@ryo I've never even touched Unity. I use MonoGame which is an open-source implementation of XNA.
@ryo I honestly don't want a gamedev job, especially with how the current game industry is (language/engine/framework choices aside).
@ryo
>So Nintendo Switch is perhaps the only console left worth developing for
You can still develop homebrew games for older consoles. There are tons of libraries for them. But consoles are pretty much dead to me. Yeah, there's Nintendo but I don't expect them to be worth supporting much longer, and you still have to follow and agree to their licensing agreements just to get your games on their.
I honestly think there is nothing wrong with staying PC-exclusive. If you can't game on PC then I don't know what to tell you. This isn't the 90s anymore where you have to configure a bunch of shit just to get your game working properly. Every computer has an HDMI port and every gamepad uses either USB or Bluetooth so you can easily play PC games console-style and we have handheld gaming PCs like the GPD Win and the Steamdeck for portable gamers, so I don't want to hear any excuses about "muh authentic experience".
And you don't need the latest hardware to have a good time. I still have a blast gaming on a toaster even if it means lowering the settings. This especially shouldn't be a concern when it comes to indie games.
@PhenomX6 @ryo @luithe Does Microsoft not care about indies anymore?

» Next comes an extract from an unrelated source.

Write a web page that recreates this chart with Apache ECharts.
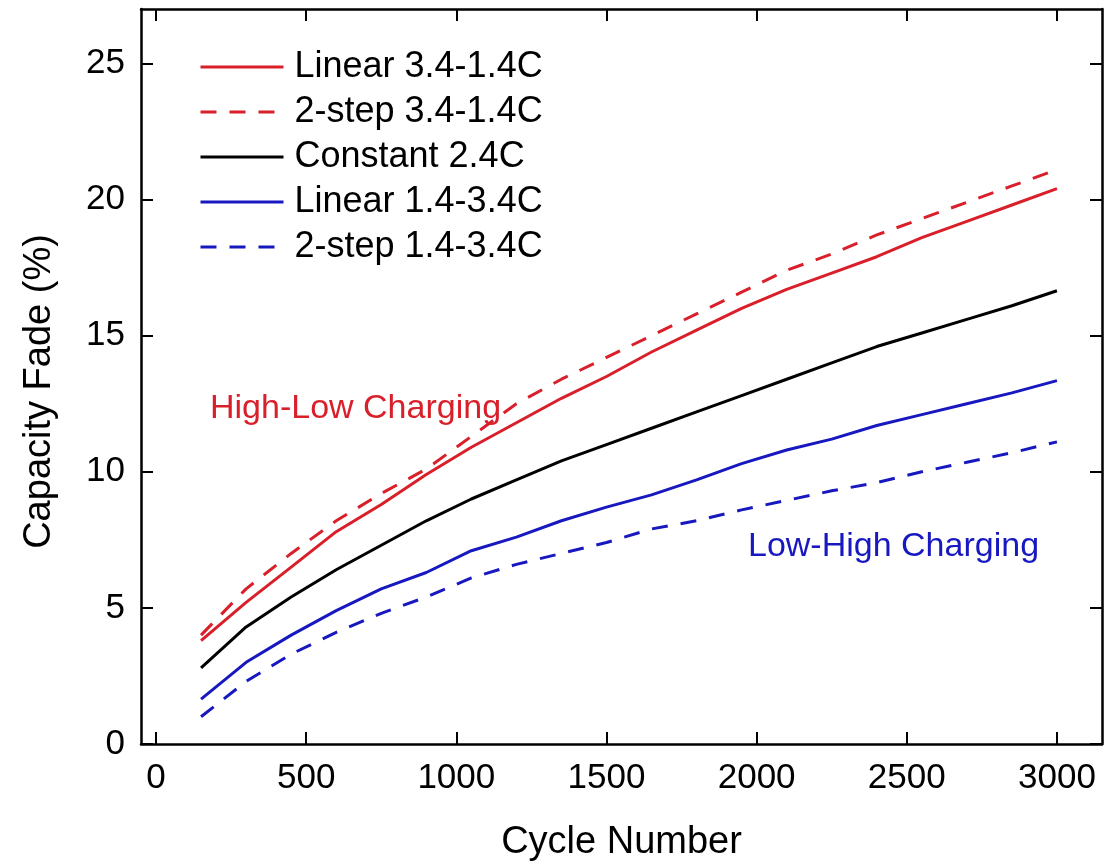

They were the first to embrace it all the way back in the Xbox 360 era with XBLA and XNA. But they killed the XNA framework nearly a decade ago and turned a blind eye to their indie program on Xbox One like you said.
Now, the Switch seems to be the most indie friendly console. Which is ironic because Nintendo was pretty indie unfriendly during the 7th-gen (WiiWare had a 10MB limit and there was that Bob's Game fiasco).
@PhenomX6 @ryo @luithe Sony has always been somewhat indie friendly even going back to the PS1 with their Net Yeroze consumer devkit and Sony was friendly towards homebrew developers with an official Linux distro for the PS2.
Nintendo, on the other hand seemed out right hostile towards indies up until the later years of the Wii U because they were the only devs keeping the system afloat besides Ubisoft and Nintendo themselves. WiiWare in particular had a 10MB file size limit (mostly due to the limited space on the Wii's NAND) and a huge chunk of the games on there were literally ports of popular flash games. Super Meat Boy was planned to be a WiiWare exclusive but they couldn't get the game under that filesize limit so it got ported to everything else.
https://www.eurogamer.net/microsoft-no-longer-charges-developers-to-patch-their-xbox-360-games
Then the Xbox One announcement trashfire presumably delayed the devkit plans as Microsoft was gaining a reputation of being bad to work with for indies.
Meanwhile Sony and Nintendo have indies both because of nostalgia (Nintendo and "I always wanted to make a NINTENDO game :D" come to mind but Sony has a lot too) and Sony's positive rep in the PS3/PS4/Vita era. Namely, the Vita indie scene said they would have kept developing for the platform had Sony still allowed devs to push games to the store. It had a post-Commodore era Amiga vibe to the scene.
https://www.kotaku.com.au/2020/04/indie-developers-are-keeping-the-playstation-vita-alive/
https://www.engadget.com/2015-12-24-sony-versus-evil-banner-saga-vita-port.html
https://www.kotaku.com.au/2021/07/rumour-ps-vita-store-will-release-no-new-games-after-july-20/
https://www.gamesindustry.biz/articles/2021-10-25-the-developers-that-supported-the-playstation-vita-until-the-very-end
Devs are also willing to let Sony/Nintendo get a free pass because of nostalgia and the longtime desire to want to make a game for their system, something the Xbox isn't old enough to have especially as it lacked the same loyal brand evangelists.